Roma lleva esta vocación escrita en su corazón. En Roma parece que todos se sienten hermanos; en cierto sentido, todo el mundo se siente como en casa, porque esta ciudad guarda en sí misma una apertura universal. Me atrevo a decir: es la ciudad universal. Viene de su historia, de su cultura; viene sobre todo del Evangelio de Cristo, que ha echado aquí profundas raíces, fecundadas por la sangre de los mártires, empezando por Pedro y Pablo.
Pero incluso en este caso, tengamos cuidado: una ciudad acogedora y fraternal no se reconoce por su "fachada", por las palabras, por los actos altisonantes. No. Se reconoce por su atención cotidiana, por su atención "del día a día" a los que más les cuesta luchar contra las dificultades, a las familias que más sienten el peso de la crisis, a las personas con graves discapacidades y sus familias, a los que necesitan transporte público para ir a trabajar cada día, a los que viven en los suburbios, a los que se han visto desbordados por algún fracaso en sus vidas y necesitan servicios sociales, etc. Es la ciudad que mira a cada uno de sus hijos, a cada uno de sus habitantes, incluso a cada uno de sus huéspedes.

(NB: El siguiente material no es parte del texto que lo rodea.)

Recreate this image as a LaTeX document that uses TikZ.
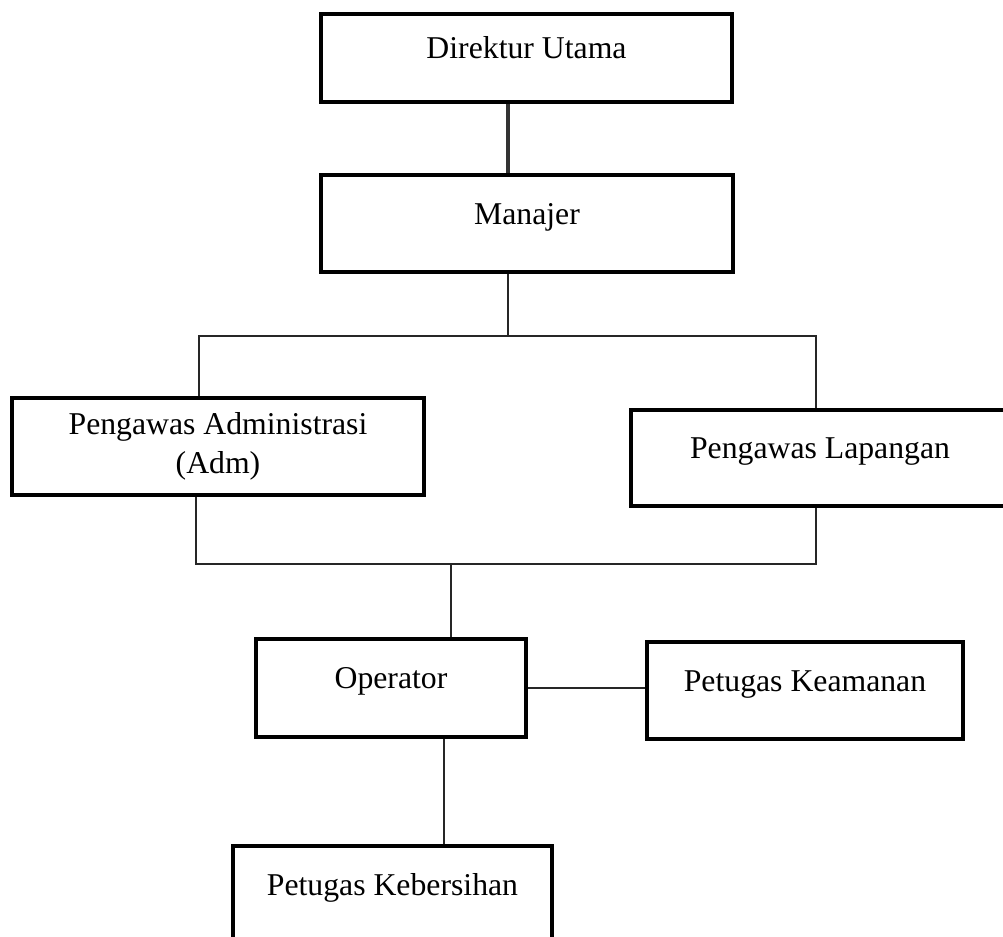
\documentclass[tikz,border=0pt]{standalone}
\usepackage{fontspec}
\setmainfont{Liberation Serif}

\begin{document}
\begin{tikzpicture}[
  x=0.75pt,y=-0.75pt,
  jabatan/.style 2 args={draw=black,line width=3pt,minimum width=#1*0.75pt,minimum height=#2*0.75pt,
    inner sep=0pt,align=center,font=\fontsize{23.8}{29.3}\selectfont},
  naik/.style={text height=17pt,text depth=16pt},
  garis/.style={draw=black!85,line width=0.8pt},
  garistebal/.style={draw=black!80,line width=2.6pt}
]
  \path[use as bounding box,clip] (0,0) rectangle (1003,937);

  \node[jabatan={411}{88},naik] (dirut) at (526.5,58) {Direktur Utama};
  \node[jabatan={412}{97},naik] (manajer) at (527,223.5) {Manajer};
  \node[jabatan={412}{97}] (adm) at (218,446.5) {Pengawas Administrasi\\(Adm)};
  \node[jabatan={378}{96},naik] (lapangan) at (820,458) {Pengawas Lapangan};
  \node[jabatan={270}{98},naik] (operator) at (391,688) {Operator};
  \node[jabatan={316}{97},naik] (keamanan) at (805,690.5) {Petugas Keamanan};
  \node[jabatan={319}{97},naik] (kebersihan) at (392.5,894.5) {Petugas Kebersihan};

  \coordinate (dirman) at (508,140);
  \coordinate (busatas) at (508,336);
  \coordinate (kiriatas) at (199,336);
  \coordinate (kananatas) at (816,336);
  \coordinate (kiribawah) at (196,564);
  \coordinate (kananbawah) at (816,564);
  \coordinate (tengahbawah) at (451,564);
  \coordinate (opkeb) at (444,790);

  \draw[garistebal] (dirut.south -| dirman) -- (manajer.north -| dirman);
  \draw[garis] (manajer.south -| busatas) -- (busatas);
  \draw[garis] (adm.north -| kiriatas) |- (kananatas) -- (lapangan.north -| kananatas);
  \draw[garis] (adm.south -| kiribawah) |- (kananbawah) -- (lapangan.south -| kananbawah);
  \draw[garis] (tengahbawah) -- (operator.north -| tengahbawah);
  \draw[garis] (operator.east) -- (operator.east -| keamanan.west);
  \draw[garis] (operator.south -| opkeb) -- (kebersihan.north -| opkeb);
\end{tikzpicture}
\end{document}
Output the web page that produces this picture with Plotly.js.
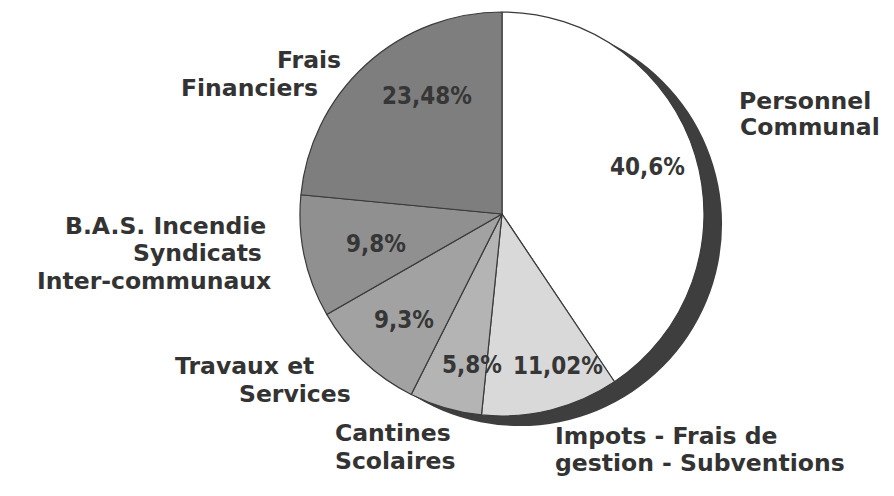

Roma es una ciudad maravillosa, que no deja de encantar; pero para quienes la habitan es también una ciudad agotadora, desgraciadamente no siempre digna para sus ciudadanos y huéspedes, una ciudad que a veces parece descartar. La esperanza, pues, es que todos, los que viven y los que están por trabajo, peregrinación o turismo, puedan apreciarla cada vez más por su cuidado en la acogida de los más frágiles y vulnerables, la dignidad de la vida, la casa común. Que todo el mundo se sorprenda al descubrir en esta ciudad una belleza que yo diría que es "coherente", y que inspira gratitud. Este es mi deseo para este año.
Hermanas y hermanos, hoy la Madre –la Madre María y la Madre Iglesia– nos muestra al Niño. Nos sonríe y dice: "Él es el Camino. Sigámosle, tengamos confianza. No decepciona". Sigámosle en nuestro camino cotidiano: Él da plenitud al tiempo, da sentido a las acciones y a los días. Tengamos confianza, en los momentos felices y en los dolorosos: la esperanza que Él nos da es la esperanza que nunca defrauda.